# Hardware Store



## sgr (Oct 7, 2013)

Moving to Portugal and we are having a power tool issue, ie: table saw, grinders, compressor etc. Our tools are 110V and we are trying to find online pricing for the above type of tools. Trying to decide whether to bring them with a converter or buy new in Portugal. Google search is not helping us! Is there a chain or large store in Portugal that has on-line pricing? Any help would be appreciated!


----------



## bom dia lisbon (Aug 8, 2013)

Have you tried Leroy Merlin?


----------



## canoeman (Mar 3, 2011)

As your unlikely to not use all at one time then the cheaper option is a couple of inverters but as bom dia lisbon says Leroy Merlin - Home unfortunatley they don't do the tool catolque download anymore and site information a bit sparse try AKÍ - É fácil fazer drop down menu Productos go to Ferramentos


----------



## travelling-man (Jun 17, 2011)

Alternatively bricomarche.pt


----------



## sgr (Oct 7, 2013)

Thanks very much for the info! Will check them out.


----------



## travelling-man (Jun 17, 2011)

Why not just buy a 120/240 volt transformer/inverter as C/M suggests?......... it'd be MUCH cheaper!


----------



## dave n sarah (Aug 29, 2013)

sgr said:


> Moving to Portugal and we are having a power tool issue, ie: table saw, grinders, compressor etc. Our tools are 110V and we are trying to find online pricing for the above type of tools. Trying to decide whether to bring them with a converter or buy new in Portugal. Google search is not helping us! Is there a chain or large store in Portugal that has on-line pricing? Any help would be appreciated!

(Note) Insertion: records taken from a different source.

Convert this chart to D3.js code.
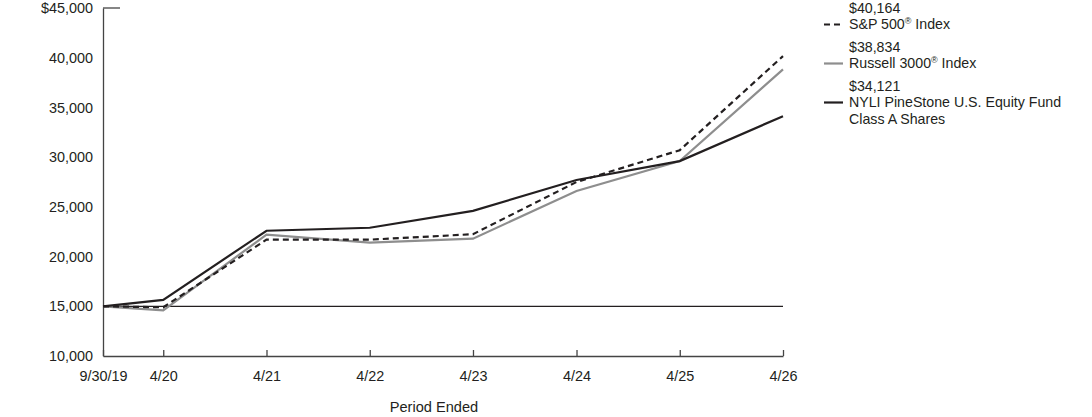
<!DOCTYPE html>
<html>
<head>
<meta charset="utf-8">
<script src="https://cdn.jsdelivr.net/npm/d3@7"></script>
<style>
  body { margin: 0; background: #fff; }
  svg text { font-family: "Liberation Sans", Arial, sans-serif; fill: #231f20; }
</style>
</head>
<body>
<svg id="mainCanvas" width="1092" height="417"></svg>
<script>
// period end dates and tick labels
const dates = ["2019-09-30", "2020-04-30", "2021-04-30", "2022-04-30", "2023-04-30", "2024-04-30", "2025-04-30", "2026-04-30"];
const tickLabels = ["9/30/19", "4/20", "4/21", "4/22", "4/23", "4/24", "4/25", "4/26"];

// series values (hypothetical $15,000 investment)
const spValues = [15000, 14900, 21700, 21700, 22250, 27500, 30700, 40164];
const russellValues = [15000, 14600, 22200, 21400, 21800, 26600, 29600, 38834];
const fundValues = [15000, 15650, 22600, 22900, 24600, 27700, 29600, 34121];

const yTicks = [10000, 15000, 20000, 25000, 30000, 35000, 40000, 45000];

const series = [
    { name: "S&P 500", sup: "®", rest: " Index", extra: null, end: "$40,164", values: spValues, color: "#231f20", dash: "6,4" },
    { name: "Russell 3000", sup: "®", rest: " Index", extra: null, end: "$38,834", values: russellValues, color: "#8e8e8e", dash: null },
    { name: "NYLI PineStone U.S. Equity Fund", sup: "", rest: "", extra: "Class A Shares", end: "$34,121", values: fundValues, color: "#231f20", dash: null }
];

const svg = d3.select("svg#mainCanvas");
const parse = d3.timeParse("%Y-%m-%d");
const xDates = dates.map(parse);

const x = d3.scaleTime()
    .domain([xDates[0], xDates[xDates.length - 1]])
    .range([103, 783]);
const y = d3.scaleLinear()
    .domain([10000, 45000])
    .range([356, 8]);

const axisColor = "#444";
const fontSize = "14.4px";
const legendFont = "14.2px";

// y axis
const yAxis = svg.append("g")
    .attr("transform", "translate(103,0)")
    .call(d3.axisLeft(y).tickValues(yTicks).tickSize(0).tickPadding(10)
        .tickFormat(function (d) { return d === 45000 ? "$45,000" : d3.format(",")(d); }));
yAxis.select(".domain").attr("stroke", axisColor).attr("stroke-width", 1.3);
yAxis.selectAll("text").attr("font-size", fontSize).attr("font-family", "Liberation Sans, Arial, sans-serif").attr("fill", "#231f20");

// top cap line at $45,000
svg.append("line")
    .attr("x1", x.range()[0]).attr("x2", x.range()[0] + 17)
    .attr("y1", y(45000)).attr("y2", y(45000))
    .attr("stroke", axisColor).attr("stroke-width", 1.3);

// x axis
const xAxis = svg.append("g")
    .attr("transform", "translate(0," + y(10000) + ")")
    .call(d3.axisBottom(x).tickValues(xDates).tickSize(-6).tickSizeOuter(0).tickPadding(15)
        .tickFormat(function (d, i) { return tickLabels[i]; }));
xAxis.select(".domain").attr("stroke", axisColor).attr("stroke-width", 1.3);
xAxis.selectAll(".tick line").attr("stroke", axisColor).attr("stroke-width", 1.3);
xAxis.selectAll("text").attr("font-size", fontSize).attr("font-family", "Liberation Sans, Arial, sans-serif").attr("fill", "#231f20");

// reference line at $15,000
svg.append("line")
    .attr("x1", x.range()[0]).attr("x2", x.range()[1])
    .attr("y1", y(15000)).attr("y2", y(15000))
    .attr("stroke", "#231f20").attr("stroke-width", 1.2);

svg.append("text")
    .attr("x", 434).attr("y", 412)
    .attr("text-anchor", "middle")
    .attr("font-size", "14.6px")
    .text("Period Ended");

// lines - draw gray first, then dashed, then fund on top
const line = d3.line()
    .x(function (d, i) { return x(xDates[i]); })
    .y(function (d) { return y(d); });

[series[1], series[0], series[2]].forEach(function (s) {
    svg.append("path")
        .datum(s.values)
        .attr("d", line)
        .attr("fill", "none")
        .attr("stroke", s.color)
        .attr("stroke-width", 2.2)
        .attr("stroke-dasharray", s.dash);
});

// legend
const legendY = [13, 52, 91];
series.forEach(function (s, i) {
    const g = svg.append("g").attr("transform", "translate(0," + legendY[i] + ")");
    g.append("text").attr("x", 849).attr("y", 0).attr("font-size", legendFont).text(s.end);
    g.append("line")
        .attr("x1", 824).attr("x2", 843)
        .attr("y1", 11.5).attr("y2", 11.5)
        .attr("stroke", s.color).attr("stroke-width", 2.2)
        .attr("stroke-dasharray", s.dash ? "6,4" : null);
    const t = g.append("text").attr("x", 849).attr("y", 16.3).attr("font-size", legendFont);
    t.append("tspan").text(s.name);
    if (s.sup) {
        t.append("tspan").attr("font-size", "9px").attr("dy", -5).text(s.sup);
        t.append("tspan").attr("dy", 5).text(s.rest);
    }
    if (s.extra) {
        g.append("text").attr("x", 849).attr("y", 32.6).attr("font-size", legendFont).text(s.extra);
    }
});
</script>
</body>
</html>
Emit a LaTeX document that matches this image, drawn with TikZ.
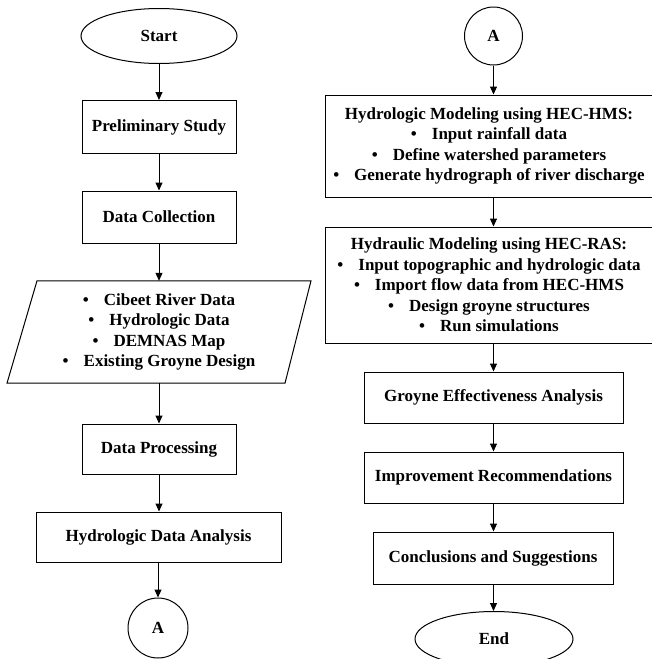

The tools over here are quite cheap for a decent table saw (generally german make) 150-200 euros you can get cheaper ones but these are new yankee workshop size compressor is approx 150 euros put it this way all paint gear inc lines is less than 20 euros all tools come with a 2 yr warranty - it all depends how much you would get for your tools in the uk and how much to transport - best place weve found over here is a company called max mart businesses over here dont really do internet that much face to face is way they prefer it


----------



## travelling-man (Jun 17, 2011)

Maxmat : Home


----------



## dave n sarah (Aug 29, 2013)

travelling-man said:


> Maxmat : Home


Sorry couldnt remember their name


----------



## sgr (Oct 7, 2013)

Thanks again for the info. I know an inverter would be cheaper but when you have to add shipping charges, it does add up. Shipping is by the square foot. Appreciate everyone's help!


----------



## canoeman (Mar 3, 2011)

Cheapest way to ship is a container especially if a household


----------



## BodgieMcBodge (Mar 8, 2013)

If the power tools is quality then try and bring it over. Due to safety concerns in the UK, ALL power tools on building sites in the UK are 110v AC but the mains power is 240v AC so the availability of yellow intrinsically safe transformers for 110v power tools is ubiquitous.


----------



## Janina k (Nov 30, 2011)

Hello

If it's so expencive to buy and ship from Canada then why not get one from the UK and use a courier to get it delivered for you. We use Pharosparcels who charge with tax £29.76p. This may be a cheaper option that by the square ft. Also £29.76 is for upto 30kilo and UPS do the delivery on behalf of Pharosparcels.

Krystyna


----------



## canoeman (Mar 3, 2011)

A Canadian also has to factor in exchange cost of C$ to sterling all seems a bit much when the guarantee unless with right tool manufacturer would reguire item returned to UK


----------



## sgr (Oct 7, 2013)

Thanks for the input from everyone, it has made our decision easier.


----------